Jean 12, 24-26

« Si quelqu’un veut me suivre, qu’il me serve »

Saint Augustin

Sermon 300, 2-3, OC 19, p. 81s

       Si quelqu’un veut venir à moi, qu’il renonce à lui-même, qu’il prenne sa croix et qu’il me suive, nous dit l’Evangile. Nous comprenons le sens de ces paroles : Qu’il porte sa croix, c’est-à-dire qu’il supporte ses tribulations, car porter signifie supporter, endurer. Qu’il reçoive avec patience, dit le Sauveur, toutes les épreuves qu’il souffre pour moi, et qu’il me suive. Où ? Où nous savons qu’il est allé après la résurrection. Car il est monté au ciel, et il est assis à la droite du Père. C’est là qu’il nous a placés nous-mêmes. Que l’espérance nous y précède, afin qu’elle soit suivie de la réalité. Vous savez comment l’espérance doit précéder, vous qui comprenez ces paroles : Elevez vos cœurs.
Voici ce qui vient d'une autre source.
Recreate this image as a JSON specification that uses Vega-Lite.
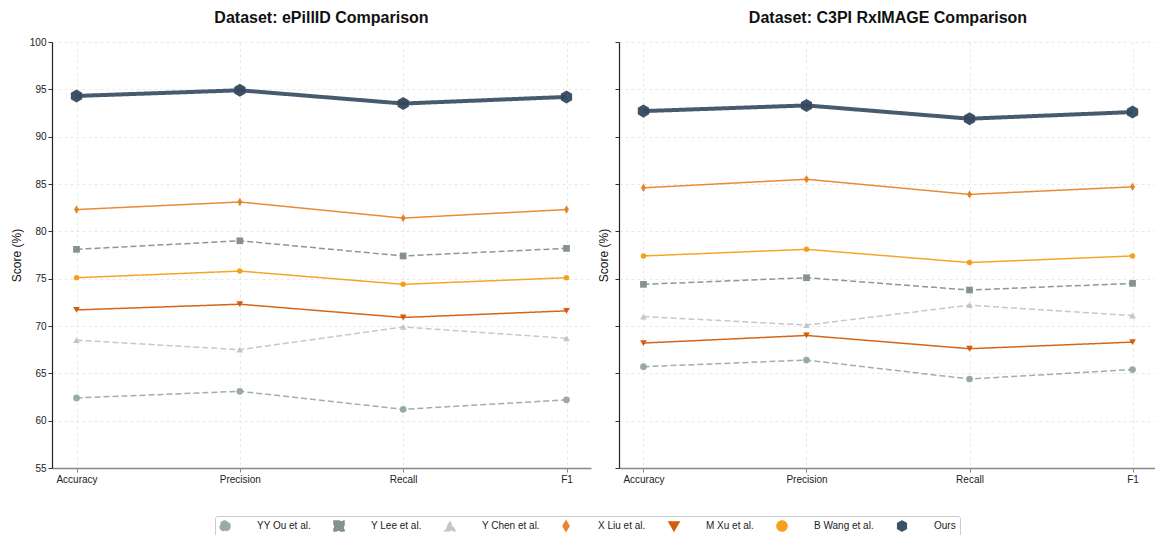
{
  "$schema": "https://vega.github.io/schema/vega-lite/v6.json",
  "padding": {"left": 10, "top": 9, "right": 0, "bottom": 0},
  "background": "white",
  "data": {"values": [
    {"dataset": "ePillID", "method": "YY Ou et al.", "metric": "Accuracy", "score": 62.4},
    {"dataset": "ePillID", "method": "YY Ou et al.", "metric": "Precision", "score": 63.1},
    {"dataset": "ePillID", "method": "YY Ou et al.", "metric": "Recall", "score": 61.2},
    {"dataset": "ePillID", "method": "YY Ou et al.", "metric": "F1", "score": 62.2},
    {"dataset": "ePillID", "method": "Y Lee et al.", "metric": "Accuracy", "score": 78.1},
    {"dataset": "ePillID", "method": "Y Lee et al.", "metric": "Precision", "score": 79.0},
    {"dataset": "ePillID", "method": "Y Lee et al.", "metric": "Recall", "score": 77.4},
    {"dataset": "ePillID", "method": "Y Lee et al.", "metric": "F1", "score": 78.2},
    {"dataset": "ePillID", "method": "Y Chen et al.", "metric": "Accuracy", "score": 68.5},
    {"dataset": "ePillID", "method": "Y Chen et al.", "metric": "Precision", "score": 67.5},
    {"dataset": "ePillID", "method": "Y Chen et al.", "metric": "Recall", "score": 69.9},
    {"dataset": "ePillID", "method": "Y Chen et al.", "metric": "F1", "score": 68.7},
    {"dataset": "ePillID", "method": "X Liu et al.", "metric": "Accuracy", "score": 82.3},
    {"dataset": "ePillID", "method": "X Liu et al.", "metric": "Precision", "score": 83.1},
    {"dataset": "ePillID", "method": "X Liu et al.", "metric": "Recall", "score": 81.4},
    {"dataset": "ePillID", "method": "X Liu et al.", "metric": "F1", "score": 82.3},
    {"dataset": "ePillID", "method": "M Xu et al.", "metric": "Accuracy", "score": 71.7},
    {"dataset": "ePillID", "method": "M Xu et al.", "metric": "Precision", "score": 72.3},
    {"dataset": "ePillID", "method": "M Xu et al.", "metric": "Recall", "score": 70.9},
    {"dataset": "ePillID", "method": "M Xu et al.", "metric": "F1", "score": 71.6},
    {"dataset": "ePillID", "method": "B Wang et al.", "metric": "Accuracy", "score": 75.1},
    {"dataset": "ePillID", "method": "B Wang et al.", "metric": "Precision", "score": 75.8},
    {"dataset": "ePillID", "method": "B Wang et al.", "metric": "Recall", "score": 74.4},
    {"dataset": "ePillID", "method": "B Wang et al.", "metric": "F1", "score": 75.1},
    {"dataset": "ePillID", "method": "Ours", "metric": "Accuracy", "score": 94.3},
    {"dataset": "ePillID", "method": "Ours", "metric": "Precision", "score": 94.9},
    {"dataset": "ePillID", "method": "Ours", "metric": "Recall", "score": 93.5},
    {"dataset": "ePillID", "method": "Ours", "metric": "F1", "score": 94.2},
    {"dataset": "C3PI", "method": "YY Ou et al.", "metric": "Accuracy", "score": 65.7},
    {"dataset": "C3PI", "method": "YY Ou et al.", "metric": "Precision", "score": 66.4},
    {"dataset": "C3PI", "method": "YY Ou et al.", "metric": "Recall", "score": 64.4},
    {"dataset": "C3PI", "method": "YY Ou et al.", "metric": "F1", "score": 65.4},
    {"dataset": "C3PI", "method": "Y Lee et al.", "metric": "Accuracy", "score": 74.4},
    {"dataset": "C3PI", "method": "Y Lee et al.", "metric": "Precision", "score": 75.1},
    {"dataset": "C3PI", "method": "Y Lee et al.", "metric": "Recall", "score": 73.8},
    {"dataset": "C3PI", "method": "Y Lee et al.", "metric": "F1", "score": 74.5},
    {"dataset": "C3PI", "method": "Y Chen et al.", "metric": "Accuracy", "score": 71.0},
    {"dataset": "C3PI", "method": "Y Chen et al.", "metric": "Precision", "score": 70.1},
    {"dataset": "C3PI", "method": "Y Chen et al.", "metric": "Recall", "score": 72.2},
    {"dataset": "C3PI", "method": "Y Chen et al.", "metric": "F1", "score": 71.1},
    {"dataset": "C3PI", "method": "X Liu et al.", "metric": "Accuracy", "score": 84.6},
    {"dataset": "C3PI", "method": "X Liu et al.", "metric": "Precision", "score": 85.5},
    {"dataset": "C3PI", "method": "X Liu et al.", "metric": "Recall", "score": 83.9},
    {"dataset": "C3PI", "method": "X Liu et al.", "metric": "F1", "score": 84.7},
    {"dataset": "C3PI", "method": "M Xu et al.", "metric": "Accuracy", "score": 68.2},
    {"dataset": "C3PI", "method": "M Xu et al.", "metric": "Precision", "score": 69.0},
    {"dataset": "C3PI", "method": "M Xu et al.", "metric": "Recall", "score": 67.6},
    {"dataset": "C3PI", "method": "M Xu et al.", "metric": "F1", "score": 68.3},
    {"dataset": "C3PI", "method": "B Wang et al.", "metric": "Accuracy", "score": 77.4},
    {"dataset": "C3PI", "method": "B Wang et al.", "metric": "Precision", "score": 78.1},
    {"dataset": "C3PI", "method": "B Wang et al.", "metric": "Recall", "score": 76.7},
    {"dataset": "C3PI", "method": "B Wang et al.", "metric": "F1", "score": 77.4},
    {"dataset": "C3PI", "method": "Ours", "metric": "Accuracy", "score": 92.7},
    {"dataset": "C3PI", "method": "Ours", "metric": "Precision", "score": 93.3},
    {"dataset": "C3PI", "method": "Ours", "metric": "Recall", "score": 91.9},
    {"dataset": "C3PI", "method": "Ours", "metric": "F1", "score": 92.6}
  ]},
  "spacing": 6,
  "hconcat": [
    {
      "width": 539,
      "height": 426,
      "title": {"text": "Dataset: ePillID Comparison", "offset": 11},
      "transform": [{"filter": "datum.dataset === 'ePillID'"}],
      "layer": [
        {
          "mark": {"type": "line", "opacity": 0.9},
          "encoding": {
            "x": {"field": "metric", "type": "nominal", "scale": {"type": "point", "domain": ["Accuracy", "Precision", "Recall", "F1"], "padding": 0.15}, "axis": {"title": null, "labelAngle": 0}},
            "y": {"field": "score", "type": "quantitative", "scale": {"domain": [55, 100], "nice": false, "zero": false}, "axis": {"title": "Score (%)", "values": [55, 60, 65, 70, 75, 80, 85, 90, 95, 100], "titlePadding": 6}},
            "color": {
              "field": "method", "type": "nominal",
              "scale": {"domain": ["YY Ou et al.", "Y Lee et al.", "Y Chen et al.", "X Liu et al.", "M Xu et al.", "B Wang et al.", "Ours"], "range": ["#95a5a6", "#7f8c8d", "#bdc3c7", "#e67e22", "#d35400", "#f39c12", "#34495e"]},
              "legend": {
                "orient": "none", "legendX": 163, "legendY": 474, "direction": "horizontal", "title": null,
                "labelFontSize": 10, "labelColor": "#222222", "labelOffset": 26, "columnPadding": 20,
                "padding": 4, "strokeColor": "#cccccc", "cornerRadius": 2, "symbolSize": 100, "symbolOpacity": 0.95
              }
            },
            "strokeDash": {"field": "method", "type": "nominal", "legend": null, "scale": {"domain": ["YY Ou et al.", "Y Lee et al.", "Y Chen et al.", "X Liu et al.", "M Xu et al.", "B Wang et al.", "Ours"], "range": [[6, 3], [6, 3], [6, 3], [1, 0], [1, 0], [1, 0], [1, 0]]}},
            "strokeWidth": {"condition": {"test": "datum.method === 'Ours'", "value": 4}, "value": 1.5}
          }
        },
        {
          "mark": {"type": "point", "filled": true, "opacity": 0.95},
          "encoding": {
            "x": {"field": "metric", "type": "nominal"},
            "y": {"field": "score", "type": "quantitative"},
            "color": {"field": "method", "type": "nominal", "legend": null},
            "shape": {"field": "method", "type": "nominal", "legend": null, "scale": {"domain": ["YY Ou et al.", "Y Lee et al.", "Y Chen et al.", "X Liu et al.", "M Xu et al.", "B Wang et al.", "Ours"], "range": ["circle", "square", "triangle-up", "M0,-1L0.6,0L0,1L-0.6,0Z", "triangle-down", "circle", "M0,-1L0.866,-0.5L0.866,0.5L0,1L-0.866,0.5L-0.866,-0.5Z"]}},
            "size": {"condition": [{"test": "datum.method === 'Ours'", "value": 170}, {"test": "datum.method === 'B Wang et al.'", "value": 30}, {"test": "datum.method === 'X Liu et al.'", "value": 70}], "value": 45}
          }
        }
      ]
    },
    {
      "width": 538,
      "height": 426,
      "title": {"text": "Dataset: C3PI RxIMAGE Comparison", "offset": 16},
      "transform": [{"filter": "datum.dataset === 'C3PI'"}],
      "layer": [
        {
          "mark": {"type": "line", "opacity": 0.9},
          "encoding": {
            "x": {"field": "metric", "type": "nominal", "scale": {"type": "point", "domain": ["Accuracy", "Precision", "Recall", "F1"], "padding": 0.15}, "axis": {"title": null, "labelAngle": 0}},
            "y": {"field": "score", "type": "quantitative", "scale": {"domain": [55, 100], "nice": false, "zero": false}, "axis": {"title": "Score (%)", "values": [55, 60, 65, 70, 75, 80, 85, 90, 95, 100], "labels": false, "titlePadding": 4}},
            "color": {"field": "method", "type": "nominal", "legend": null},
            "strokeDash": {"field": "method", "type": "nominal", "legend": null},
            "strokeWidth": {"condition": {"test": "datum.method === 'Ours'", "value": 4}, "value": 1.5}
          }
        },
        {
          "mark": {"type": "point", "filled": true, "opacity": 0.95},
          "encoding": {
            "x": {"field": "metric", "type": "nominal"},
            "y": {"field": "score", "type": "quantitative"},
            "color": {"field": "method", "type": "nominal", "legend": null},
            "shape": {"field": "method", "type": "nominal", "legend": null},
            "size": {"condition": [{"test": "datum.method === 'Ours'", "value": 170}, {"test": "datum.method === 'B Wang et al.'", "value": 30}, {"test": "datum.method === 'X Liu et al.'", "value": 70}], "value": 45}
          }
        }
      ]
    }
  ],
  "resolve": {"scale": {"color": "shared", "shape": "shared", "strokeDash": "shared"}},
  "config": {
    "font": "Liberation Sans",
    "view": {"stroke": null},
    "title": {"fontSize": 16, "fontWeight": "bold", "color": "#111111", "anchor": "middle", "font": "Liberation Sans"},
    "axis": {"labelFontSize": 10, "labelColor": "#222222", "titleFontSize": 12, "titleFontWeight": "normal", "titleColor": "#111111", "grid": true, "gridColor": "#e3e3e3", "gridDash": [3, 3], "gridWidth": 0.8, "tickColor": "#333333", "tickSize": 4, "labelPadding": 2},
    "axisX": {"domainColor": "#888888", "domainWidth": 1.5, "tickColor": "#888888"},
    "axisY": {"domainColor": "#222222", "domainWidth": 1.2}
  }
}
Il nous reste à examiner, autant que Dieu nous en fera la grâce, à entrer s’il daigne nous ouvrir, à trouver s’il nous donne la lumière, et à vous expliquer ce que nous aurons pu trouver, c’est-à-dire le sens précis de cette parole : Qu’il se renonce. Comment celui qui s’aime peut-il se renoncer ? C’est le raisonnement que se fait l’esprit humain ; l’homme me demande : Comment celui qui s’aime peut-il se renoncer ? Mais Dieu, au contraire, dit à l’homme : Qu’il se renonce, s’il s’aime véritablement. C’est en s’aimant qu’il s’est perdu ; c’est en se renonçant qu’il se trouvera. Celui qui aime sa vie, nous dit-il, la perdra. Celui qui nous donne cet ordre sait ce qu’il nous commande ; il sait ce qui nous est profitable, comme ce qui peut nous instruire ; il sait comment il faut nous guérir, parce qu’il a daigné nous créer. Que celui qui aime sa vie la perde. Il est triste pour vous de perdre ce que vous aimez. Mais voyez le laboureur : ne perd-il pas ce qu’il sème ? Il prend la semence, il la répand, il la jette, il la recouvre de terre. Pourquoi vous étonner ? Cet homme qui semble ne faire aucun cas de sa semence, qui la sacrifie, est un moissonneur avare. L’hiver et l’été nous donne la justification de sa conduite ; la joie du moissonneur vous explique l’action du semeur. Il est donc vrai de dire que celui qui aime sa vie la perdra. Voulez-vous qu’elle vous produise du fruit ? Semez-la. Voilà donc pourquoi il nous est commandé de nous renoncer nous-mêmes, c’est afin que nous évitions de nous perdre en nous aimant d’un amour déréglé.